Entries with chart source code:
-------------------------

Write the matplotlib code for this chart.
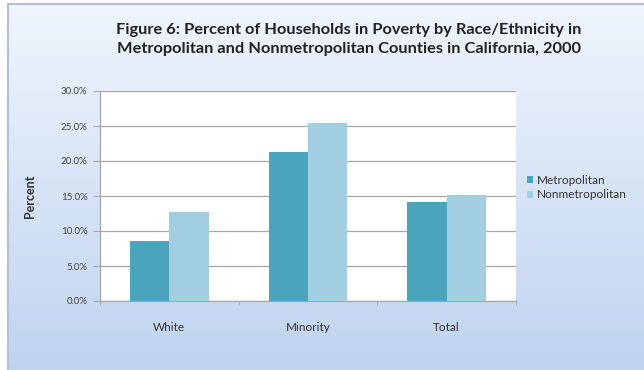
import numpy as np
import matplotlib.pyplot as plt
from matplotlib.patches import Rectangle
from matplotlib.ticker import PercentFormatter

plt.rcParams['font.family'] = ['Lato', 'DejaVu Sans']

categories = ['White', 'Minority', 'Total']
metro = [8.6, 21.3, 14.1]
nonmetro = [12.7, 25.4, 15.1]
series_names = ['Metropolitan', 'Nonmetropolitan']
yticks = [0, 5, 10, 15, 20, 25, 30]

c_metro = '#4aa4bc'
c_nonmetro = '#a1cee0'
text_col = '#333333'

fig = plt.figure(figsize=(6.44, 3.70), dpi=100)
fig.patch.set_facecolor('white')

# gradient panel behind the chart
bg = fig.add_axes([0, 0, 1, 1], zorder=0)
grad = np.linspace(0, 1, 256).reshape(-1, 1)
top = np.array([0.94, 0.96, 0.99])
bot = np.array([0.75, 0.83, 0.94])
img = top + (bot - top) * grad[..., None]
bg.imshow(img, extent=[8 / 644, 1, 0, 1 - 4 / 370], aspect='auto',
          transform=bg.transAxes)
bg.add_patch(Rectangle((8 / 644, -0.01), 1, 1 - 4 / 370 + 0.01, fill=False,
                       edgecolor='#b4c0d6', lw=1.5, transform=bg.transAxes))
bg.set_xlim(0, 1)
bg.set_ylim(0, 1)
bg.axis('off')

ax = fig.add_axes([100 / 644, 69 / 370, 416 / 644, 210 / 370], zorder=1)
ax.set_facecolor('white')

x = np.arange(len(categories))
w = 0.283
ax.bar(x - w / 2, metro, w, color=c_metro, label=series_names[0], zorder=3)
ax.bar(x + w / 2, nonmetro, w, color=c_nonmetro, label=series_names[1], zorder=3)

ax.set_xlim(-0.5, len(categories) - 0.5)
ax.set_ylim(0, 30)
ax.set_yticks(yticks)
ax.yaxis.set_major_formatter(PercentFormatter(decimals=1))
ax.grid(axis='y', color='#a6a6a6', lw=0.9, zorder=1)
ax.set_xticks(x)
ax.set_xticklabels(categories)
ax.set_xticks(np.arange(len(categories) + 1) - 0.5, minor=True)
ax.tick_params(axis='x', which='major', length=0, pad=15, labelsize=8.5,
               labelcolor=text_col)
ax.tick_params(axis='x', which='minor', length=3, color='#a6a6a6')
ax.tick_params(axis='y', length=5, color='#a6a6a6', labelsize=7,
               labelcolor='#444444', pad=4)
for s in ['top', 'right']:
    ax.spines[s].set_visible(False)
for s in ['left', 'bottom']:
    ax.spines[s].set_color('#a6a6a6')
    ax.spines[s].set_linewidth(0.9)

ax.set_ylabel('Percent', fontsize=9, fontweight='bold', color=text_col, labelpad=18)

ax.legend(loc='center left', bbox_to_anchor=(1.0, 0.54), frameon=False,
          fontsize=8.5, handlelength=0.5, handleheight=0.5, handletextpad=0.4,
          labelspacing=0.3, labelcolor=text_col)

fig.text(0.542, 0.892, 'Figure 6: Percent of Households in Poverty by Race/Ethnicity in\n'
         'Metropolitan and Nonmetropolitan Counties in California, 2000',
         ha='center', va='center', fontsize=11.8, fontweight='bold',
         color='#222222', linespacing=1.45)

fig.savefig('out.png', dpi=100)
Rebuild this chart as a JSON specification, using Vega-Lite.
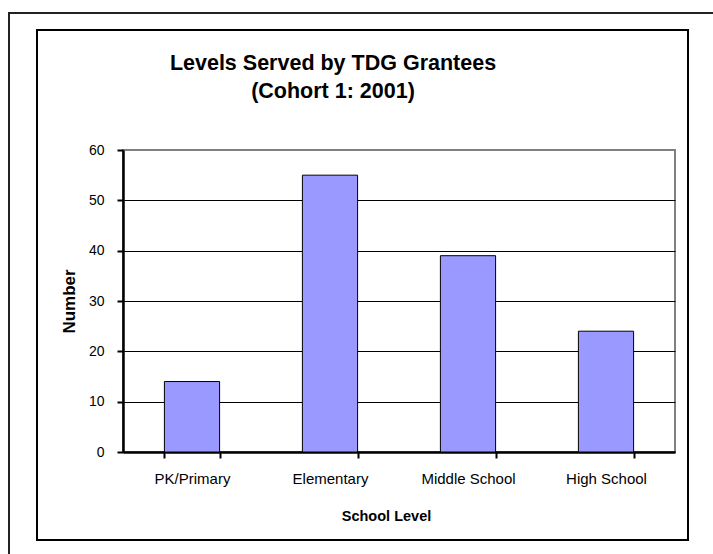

-------------------------

Brief:
Retype the whole listing, keeping every line identical and omitting all pictures.

Exercise result:
Write the matplotlib code for this chart.
import numpy as np
import matplotlib.pyplot as plt
from matplotlib.patches import Rectangle
from matplotlib.ticker import PercentFormatter

plt.rcParams['font.family'] = ['Lato', 'DejaVu Sans']

categories = ['White', 'Minority', 'Total']
metro = [8.6, 21.3, 14.1]
nonmetro = [12.7, 25.4, 15.1]
series_names = ['Metropolitan', 'Nonmetropolitan']
yticks = [0, 5, 10, 15, 20, 25, 30]

c_metro = '#4aa4bc'
c_nonmetro = '#a1cee0'
text_col = '#333333'

fig = plt.figure(figsize=(6.44, 3.70), dpi=100)
fig.patch.set_facecolor('white')

# gradient panel behind the chart
bg = fig.add_axes([0, 0, 1, 1], zorder=0)
grad = np.linspace(0, 1, 256).reshape(-1, 1)
top = np.array([0.94, 0.96, 0.99])
bot = np.array([0.75, 0.83, 0.94])
img = top + (bot - top) * grad[..., None]
bg.imshow(img, extent=[8 / 644, 1, 0, 1 - 4 / 370], aspect='auto',
          transform=bg.transAxes)
bg.add_patch(Rectangle((8 / 644, -0.01), 1, 1 - 4 / 370 + 0.01, fill=False,
                       edgecolor='#b4c0d6', lw=1.5, transform=bg.transAxes))
bg.set_xlim(0, 1)
bg.set_ylim(0, 1)
bg.axis('off')

ax = fig.add_axes([100 / 644, 69 / 370, 416 / 644, 210 / 370], zorder=1)
ax.set_facecolor('white')

x = np.arange(len(categories))
w = 0.283
ax.bar(x - w / 2, metro, w, color=c_metro, label=series_names[0], zorder=3)
ax.bar(x + w / 2, nonmetro, w, color=c_nonmetro, label=series_names[1], zorder=3)

ax.set_xlim(-0.5, len(categories) - 0.5)
ax.set_ylim(0, 30)
ax.set_yticks(yticks)
ax.yaxis.set_major_formatter(PercentFormatter(decimals=1))
ax.grid(axis='y', color='#a6a6a6', lw=0.9, zorder=1)
ax.set_xticks(x)
ax.set_xticklabels(categories)
ax.set_xticks(np.arange(len(categories) + 1) - 0.5, minor=True)
ax.tick_params(axis='x', which='major', length=0, pad=15, labelsize=8.5,
               labelcolor=text_col)
ax.tick_params(axis='x', which='minor', length=3, color='#a6a6a6')
ax.tick_params(axis='y', length=5, color='#a6a6a6', labelsize=7,
               labelcolor='#444444', pad=4)
for s in ['top', 'right']:
    ax.spines[s].set_visible(False)
for s in ['left', 'bottom']:
    ax.spines[s].set_color('#a6a6a6')
    ax.spines[s].set_linewidth(0.9)

ax.set_ylabel('Percent', fontsize=9, fontweight='bold', color=text_col, labelpad=18)

ax.legend(loc='center left', bbox_to_anchor=(1.0, 0.54), frameon=False,
          fontsize=8.5, handlelength=0.5, handleheight=0.5, handletextpad=0.4,
          labelspacing=0.3, labelcolor=text_col)

fig.text(0.542, 0.892, 'Figure 6: Percent of Households in Poverty by Race/Ethnicity in\n'
         'Metropolitan and Nonmetropolitan Counties in California, 2000',
         ha='center', va='center', fontsize=11.8, fontweight='bold',
         color='#222222', linespacing=1.45)

fig.savefig('out.png', dpi=100)
Rebuild this chart as a JSON specification, using Vega-Lite.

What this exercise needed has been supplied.